Australia: The (Un)lucky country
Ah, Australia. The sunburnt land. The land down under. The lucky country.
Don't worry; I promise this post isn't about the latest Federal budget, though many of you are aware how much I have to say about that. Cutting $8 billion for foreign aid to the world's poorest? Sure, why not; they can't vote anyway, right? Sorry; I promised not to.
No, this is about a topic that many Europeans would consider to be far more important than anything else: the upcoming football World Cup. By 'football', I of course mean soccer. That round-balled game whereby players stare at each other for 45 minutes, score a goal, celebrate like they've won the shirtless lottery, and then stare at each other for another 45 minutes. Nah, I'm joking (well, partially). During my time in Europe, I've come to appreciate the game a lot more - the skill, the nuance, the culture, and even the sheer scale of the soccer world in business terms. (Incidentally, the total salaries of the English Premier League last season topped $3 billion. If the annual salary of the average player was reduced by a third from $2.7 million to $1.8 million - still not a bad payday for kicking a ball - the savings would completely cover the $2 billion in foreign aid projects cut from next year. But, you know, I promised...)
Anyway, back to the World Cup. It's a huge extravaganza, uniting the world for a month in a sea of nationalism and euphoria. And amazingly, Australia made it in as one of the 32 countries to compete for the cup. Given that we are currently ranked 62nd in the world on the FIFA Rankings, some might call this a lucky break - and they'd be right, as, to a certain extent, Australia's qualification path is a little easier than some of the higher-ranked countries. But hey, once you're in, you're in, and then it's anyone's game. Well, at least the draw is done pseudo-randomly, such that there's always the chance you get paired in a relatively favourable group, increasing your chances of making it past the group stage.
Unfortunately, in Australia's case, that hasn't happened. In fact, according to a recent New York Times article, Australia has received the unluckiest draw of any competing nation. I had already publicly declared (much to my Aussie friends' shock) that Australia was in my opinion favourite to finish last, even before the groups were announced. But now I'm convinced; if we score even a single draw, I'll be impressed.

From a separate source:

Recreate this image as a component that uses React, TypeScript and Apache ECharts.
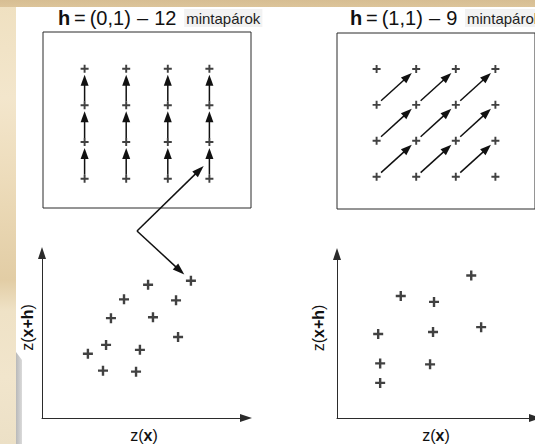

Australia's opponents in Group B are: Spain, the Netherlands, and Chile. Yep.
Spain is the world's best team and the reigning World and European Champions. That's already an unlucky draw, but to be honest, we would have struggled against any of the other "Pot One" teams that we could have drawn, such as Germany, Argentina, Brazil or even Belgium. Bad luck, but not the end of the world.
No, the real pain comes in the form of the other two teams. To qualify for the group stage, we need to be in the top two finishes of our group, which basically means finishing higher than the teams other than Spain. In this case, we've drawn the Netherlands, the finalists in the last World Cup and one of the historically great football teams. A recent form slump has seen their ranking fall to a paltry 14th, meaning that they were candidates for our "Pot Four" team. We could have instead faced Bosnia-Herzegovina, or Croatia, or even Greece. Not a great result.
But the real pain comes in the form of our 'weaker' group member, Chile. Chile has had an incredible run of late, and is now ranked even higher than the Netherlands at 13th in the world. Moreover, it's well known that South American teams tend to do much better in their own continent. They're understandably the favourite to take the second spot in the group ahead of the Netherlands. In football parlance, we're in the Group of Death.
Sounds bad, but wait, there's more. One of our national legends of the game, Josh Kennedy, is out through injury. One of our new young stars, Tom Rogic, has also just been ruled out because of injury. Our old captain has just retired, but I'm sure our new guy, Mile Jedinak, will be up to the challenge. That is, if he recovers from his recent ankle injury in time.
Am I too pessimistic? Perhaps. On the other hand, several betting sites have Australia has favourite to finish last (you can get 4 to 1 odds in some places). Call me unpatriotic if you will, but I'm already thinking ahead to my 'second' team to support in the Cup. I've decided that if I'm going to double-dip, I should at least choose a team with which I have some innate connection, so England it is. I'm not sure it's going to bring much more joy, though, particularly given I live in the Netherlands with flatmates who support Spain and Germany.
Still, on the plus side, Australia's chances in the partially knock-out draw have to be higher than Australia's chances of winning the upcoming World Chess Olympiad. At least, according to chess commentators Lawrence Trent and Jan Gustafsson in a recent broadcast, Australia finishing first would be nothing short of a 'miracle'. Two years ago we could have had our best-ever finish, sneaking into the top ten, had I not stuffed up the final round. This year, we're also fielding a team with only one Grandmaster, but things are a little different. The team has gone for youth, a good long-term strategy, and I'll be easily the oldest (and the tallest) member of our team. The squad will hopefully bring a hunger and energy to the campaign that I'm looking forward to cultivating. If nothing else, perhaps we have a good chance in the informal soccer matches on the rest day. If we're lucky.